▸ **Aim of the task**
Return, unaltered, every line from the beginning of the material below up to and including the one with "from bokeh.core.properties import value".
________________________________________
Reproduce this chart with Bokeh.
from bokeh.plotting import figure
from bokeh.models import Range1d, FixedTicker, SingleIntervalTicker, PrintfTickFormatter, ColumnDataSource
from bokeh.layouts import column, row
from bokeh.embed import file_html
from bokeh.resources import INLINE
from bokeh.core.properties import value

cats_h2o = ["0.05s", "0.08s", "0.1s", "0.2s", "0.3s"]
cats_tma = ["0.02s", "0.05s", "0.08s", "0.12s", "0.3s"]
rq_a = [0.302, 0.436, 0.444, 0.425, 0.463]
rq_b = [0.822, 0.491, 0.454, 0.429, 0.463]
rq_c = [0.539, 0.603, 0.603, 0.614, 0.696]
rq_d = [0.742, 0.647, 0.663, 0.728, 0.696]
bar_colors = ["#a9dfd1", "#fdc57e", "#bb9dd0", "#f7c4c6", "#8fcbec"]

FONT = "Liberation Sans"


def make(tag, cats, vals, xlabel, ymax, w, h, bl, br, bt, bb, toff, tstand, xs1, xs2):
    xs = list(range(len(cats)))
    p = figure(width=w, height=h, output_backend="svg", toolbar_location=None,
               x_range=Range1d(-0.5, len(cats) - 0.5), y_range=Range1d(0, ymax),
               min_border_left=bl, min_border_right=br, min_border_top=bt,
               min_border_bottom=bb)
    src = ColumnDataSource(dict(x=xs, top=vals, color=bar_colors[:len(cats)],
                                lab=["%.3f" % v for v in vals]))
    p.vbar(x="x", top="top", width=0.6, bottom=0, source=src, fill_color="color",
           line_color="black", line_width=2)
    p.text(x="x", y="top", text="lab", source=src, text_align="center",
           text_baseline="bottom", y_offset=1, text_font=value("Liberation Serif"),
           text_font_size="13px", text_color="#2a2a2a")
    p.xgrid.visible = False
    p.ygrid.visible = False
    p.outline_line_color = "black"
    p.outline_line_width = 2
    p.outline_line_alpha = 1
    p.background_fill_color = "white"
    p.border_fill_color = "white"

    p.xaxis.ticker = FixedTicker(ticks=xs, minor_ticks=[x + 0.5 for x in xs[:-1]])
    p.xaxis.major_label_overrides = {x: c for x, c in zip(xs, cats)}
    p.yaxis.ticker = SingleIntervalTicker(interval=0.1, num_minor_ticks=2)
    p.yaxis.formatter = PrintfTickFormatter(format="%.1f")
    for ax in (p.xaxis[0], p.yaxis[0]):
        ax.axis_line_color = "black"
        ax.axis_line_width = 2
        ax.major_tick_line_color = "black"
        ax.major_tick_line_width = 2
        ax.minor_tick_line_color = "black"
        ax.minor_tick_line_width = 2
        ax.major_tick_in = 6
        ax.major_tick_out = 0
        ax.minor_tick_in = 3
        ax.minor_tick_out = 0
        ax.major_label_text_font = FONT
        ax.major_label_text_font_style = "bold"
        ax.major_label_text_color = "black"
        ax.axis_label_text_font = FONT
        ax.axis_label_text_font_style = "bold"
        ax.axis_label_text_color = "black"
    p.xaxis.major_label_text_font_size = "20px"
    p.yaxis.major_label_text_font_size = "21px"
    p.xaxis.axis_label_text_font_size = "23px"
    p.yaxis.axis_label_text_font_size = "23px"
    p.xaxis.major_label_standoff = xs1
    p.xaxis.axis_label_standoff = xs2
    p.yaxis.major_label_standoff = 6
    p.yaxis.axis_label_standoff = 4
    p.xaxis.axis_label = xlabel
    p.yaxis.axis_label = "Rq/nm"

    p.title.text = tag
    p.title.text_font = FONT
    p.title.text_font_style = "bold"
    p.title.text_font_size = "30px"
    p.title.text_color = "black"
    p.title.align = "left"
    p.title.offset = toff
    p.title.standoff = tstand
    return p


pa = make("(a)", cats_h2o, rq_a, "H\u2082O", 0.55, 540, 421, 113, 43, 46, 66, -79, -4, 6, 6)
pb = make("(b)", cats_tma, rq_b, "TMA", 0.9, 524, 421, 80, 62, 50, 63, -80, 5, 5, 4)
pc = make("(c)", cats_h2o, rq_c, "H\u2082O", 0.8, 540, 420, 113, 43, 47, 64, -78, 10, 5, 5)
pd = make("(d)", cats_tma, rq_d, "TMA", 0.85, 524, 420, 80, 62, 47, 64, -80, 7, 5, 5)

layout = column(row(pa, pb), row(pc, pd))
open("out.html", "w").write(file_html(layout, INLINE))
________________________________________
▸ **The reply**
Reproduce this chart with Bokeh.
from bokeh.plotting import figure
from bokeh.models import Range1d, FixedTicker, SingleIntervalTicker, PrintfTickFormatter, ColumnDataSource
from bokeh.layouts import column, row
from bokeh.embed import file_html
from bokeh.resources import INLINE
from bokeh.core.properties import value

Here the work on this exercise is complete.